Michel: Isso foi crucial.
Experimentaram também na questão das letras – ou ausência delas? Afinal, tem faixa em português, em espanhol e instrumental.
Leo: Sobre ter o verso em espanhol, isso foi por acaso. Teve músicas em que o instrumental veio antes, outras vieram da letra. As conversas foram fazendo as letras. “Sem Hora” era uma quase inteiramente instrumental, só tinha um refrão. Mas na hora de gravar, o Michel disse que merecia uma letra, e eu finalizei ali. “Compasso” também foi isso, por sugestão do Michel nós trouxemos a letra. “Ciudad” era outra que não tinha letra, e eu tava viajando pro Uruguai, pra Cabo Polonio, e mostrei ela para um amigo meu, o Guillermo, que me deu os primeiros versos, e o resto fizemos juntos. Antes, o segundo verso era dobrado em português, mas aí fizemos uma “dinâmica de grupo” e escrevemos o resto da letra. Como tudo, é meio livre.
Michel: Entra o que a gente acha que a música pede. A gente gosta do instrumental, mas pensamos que também não dá para alienar o público, precisamos ter canções.
E não só canções, mas álbum, certo? Porque, mesmo entrando em uma nova era do single, dá para sacar que vocês investiram muito em fazer um álbum.
Leo: Fazia diferença para nós. Por mais que os singles estejam aí, acho que o álbum tem uma vida maior, uma utilidade maior. E nunca vai deixar de ter. O single é importante, pode fazer a banda estourar, mas o álbum dura mais. Trabalhar só single não dá! Todas as bandas fodas do Brasil estão fazendo álbuns. A gente nunca vai deixar de fazer álbuns, de pensar no trabalho do começo ao fim.

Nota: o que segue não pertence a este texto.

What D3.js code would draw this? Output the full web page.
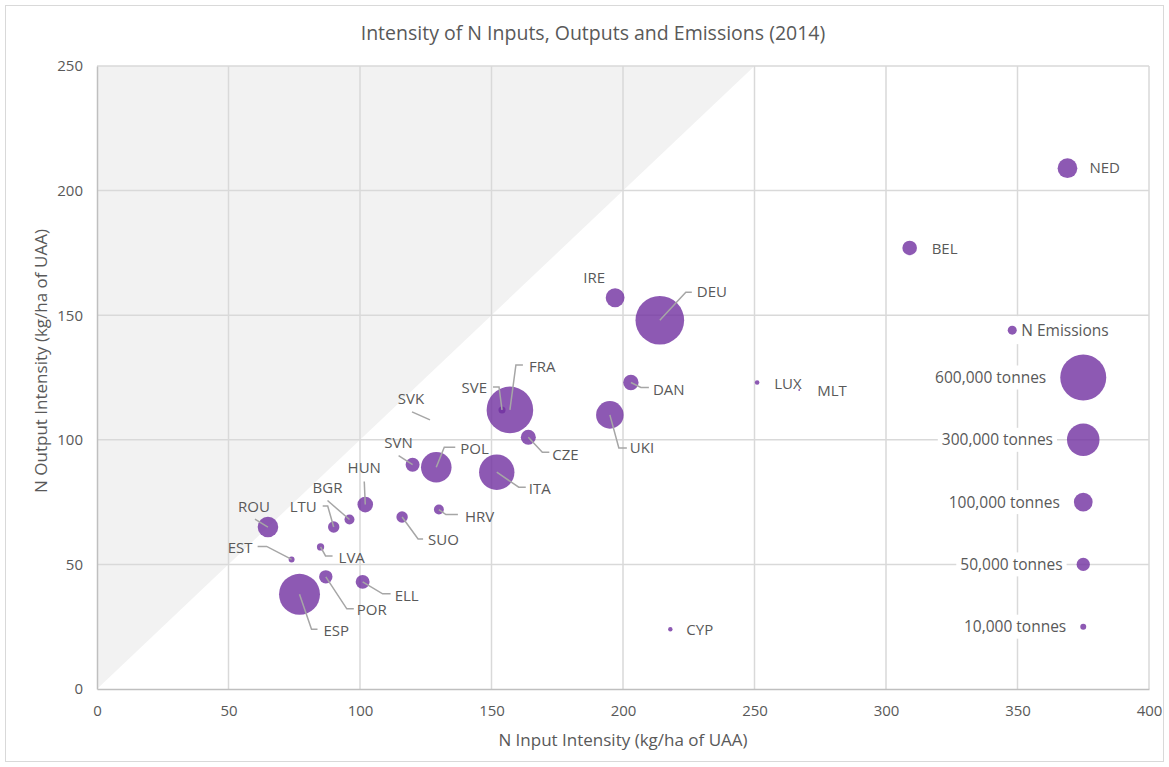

Michel: O single tem a estratégia, você tem sempre alguma coisa nova. Mas o álbum tem tudo isso que o Leo falou, e o lance old school com o qual a gente se identifica. Voce consegue englobar mais coisas, trabalhar um conceito maior. Tanto que lançamos em CD também.
Leo: É super legal ter o físico, como arte. Dá para vender nos shows, as pessoas gostam de ter, mesmo sem ter aparelhos onde ouvir. Dias atrás um cara da Noruega veio pelo Bandcamp perguntar se tinha como comprar o disco físico.